Healy’s writing prowess was evident very early. He attended the University of North Carolina at Chapel Hill to earn his B.A. in Journalism in 1991. During these years, he served as a staff writer and editor for The Daily Tar Heel. Following graduation, he landed a role as a reporter at The News & Observer in Raleigh, North Carolina. The newspaper also happened to be a central figure in the story of Soul City. Moving to Columbia Law School, Healy held the title of Book Review and Essay Editor for the Columbia Law Review. Capitalizing on his interests in Constitutional Law, Healy served as a Supreme Court Correspondent for the Baltimore Sun in 2001 before practicing at Sidley Austin in Washington, D.C.

“My background as a journalist has definitely influenced my scholarship,” says Healy. “It has made me appreciate the value of clear writing and the importance of story-telling as a way to understand the past and reflect on the present.”

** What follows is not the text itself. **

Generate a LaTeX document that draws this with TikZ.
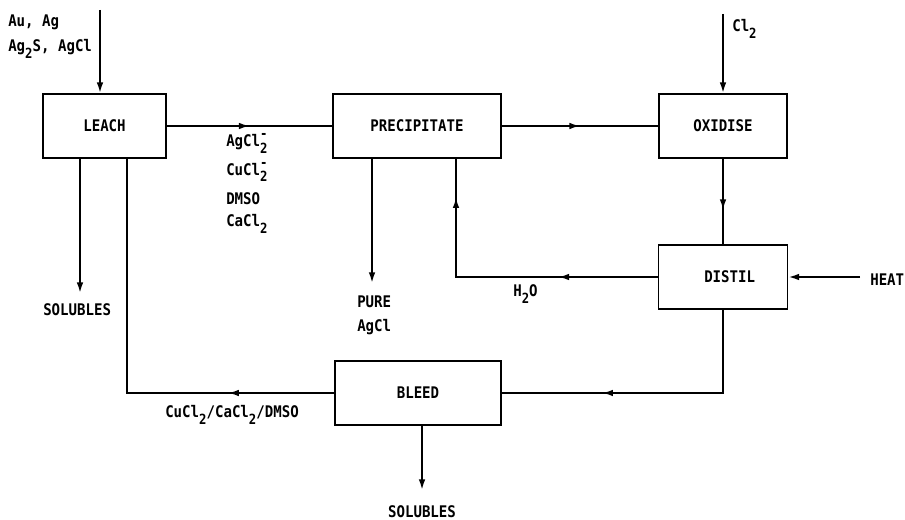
\documentclass[tikz,border=0pt]{standalone}
\usepackage{fontspec}
\setmainfont{DejaVu Sans Mono Bold}[FakeStretch=0.88]
\usetikzlibrary{arrows.meta,decorations.markings,calc}
\newcommand\sbtwo{\raisebox{-0.4em}{\fontsize{10.5pt}{10.5pt}\selectfont 2}}
\newcommand\sbsp{\rlap{\raisebox{0.48em}{\fontsize{10.5pt}{10.5pt}\selectfont -}}\sbtwo}
\tikzset{
  px/.style={x=0.75pt,y=-0.75pt},
  proc/.style={draw,line width=1.4pt,minimum width=#1*0.75pt,minimum height=64*0.75pt,inner sep=0pt},
  proc/.default=125,
  lbl/.style={inner sep=0pt,anchor=west},
  flow/.style={line width=1.4pt},
  tip/.style={flow,-{Latex[length=8pt,width=5pt]}},
  midarr/.style={flow,postaction={decorate},decoration={markings,mark=at position #1 with {\arrow{Latex[length=8pt,width=5pt]}}}},
  twoarr/.style 2 args={flow,postaction={decorate},decoration={markings,
     mark=at position #1 with {\arrow{Latex[length=8pt,width=5pt]}},
     mark=at position #2 with {\arrow{Latex[length=8pt,width=5pt]}}}}
}
\begin{document}
\begin{tikzpicture}[px,font=\fontsize{12pt}{14pt}\selectfont]
\useasboundingbox (0,0) rectangle (905,520);
% boxes
\node[proc=123] (leach) at (104.5,126) {LEACH};
\node[proc=168] (prec) at (417,126) {PRECIPITATE};
\node[proc=128] (ox) at (723,126) {OXIDISE};
\node[proc=129] (dist) at (723,277) {\hspace{10pt}DISTIL};
\node[proc=166] (bleed) at (418,393) {BLEED};
% free ends
\coordinate (inL) at (100,10);
\coordinate (solL) at (80,293);
\coordinate (inC) at (723,14);
\coordinate (heat0) at (860,277);
\coordinate (pure0) at (372,283);
\coordinate (solB) at (422,490);
\coordinate (retx) at (456,277);
\coordinate (dcorner) at (723,393);
\coordinate (lcorner) at (127,393);
% texts
\node[lbl] (t1) at (8,22) {Au, Ag};
\node[lbl] (t2) at (8,49) {Ag\sbtwo S, AgCl};
\node[lbl] (t3) at (226,143.5) {AgCl\sbsp};
\node[lbl] (t4) at (226,172) {CuCl\sbsp};
\node[lbl] (t5) at (226,199) {DMSO};
\node[lbl] (t6) at (226,224) {CaCl\sbtwo};
\node[lbl] (t7) at (732,29) {Cl\sbtwo};
\node[lbl] (t8) at (43,310) {SOLUBLES};
\node[lbl] (t9) at (357,302) {PURE};
\node[lbl] (t10) at (357,327) {AgCl};
\node[lbl] (t11) at (513,294) {H\sbtwo O};
\node[lbl] (t12) at (870,280) {HEAT};
\node[lbl] (t13) at (165,415) {CuCl\sbtwo/CaCl\sbtwo/DMSO};
\node[inner sep=0pt] (t14) at (422,512) {SOLUBLES};
% connectors
\draw[tip] (inL) -- (inL |- leach.north);
\draw[tip] (solL |- leach.south) -- (solL);
\draw[midarr=0.5] (leach) -- (prec);
\draw[midarr=0.5] (prec) -- (ox);
\draw[tip] (inC) -- (ox.north);
\draw[midarr=0.6] (ox) -- (dist);
\draw[tip] (heat0) -- (dist.east);
\draw[tip] (pure0 |- prec.south) -- (pure0);
\draw[twoarr={0.31}{0.88}] (dist.west) -- (retx) -- (retx |- prec.south);
\draw[midarr=0.67] (dist.south) -- (dcorner) -- (bleed.east);
\draw[midarr=0.24] (bleed.west) -- (lcorner) -- (lcorner |- leach.south);
\draw[tip] (solB |- bleed.south) -- (solB);
\end{tikzpicture}
\end{document}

Since joining Seton Hall Law in 2003, his scholarly work has appeared in a variety of publications, including the Michigan Law Review, the Notre Dame Law Review, The Atlantic, the New York Times, the L.A. Review of Books, and The Nation. In 2013, he published his first book, The Great Dissent: How Oliver Wendell Holmes Changed His Mind – and Changed the History of Free Speech in America. That book explored the life of Supreme Court Justice Oliver Wendell Holmes, the one-time critic of free speech who authored an iconic dissenting opinion extolling it. The book won the Robert F. Kennedy Book Award, the Hugh M. Hefner First Amendment Award, and the New Jersey Council for the Humanities Book Award. Additionally, it was recognized as a New York Times Book Review Editor’s Choice and was named one of the fifteen best non-fiction books of 2013 by the Christian Science Monitor.

“Professor Healy’s scholarship and teaching represent not only his expertise, but also his passion for the promotion of civil rights, liberties, and equality,” said Dean Kathleen Boozang. “Soul City offers an important story about our nation striving to live up to its ideals.”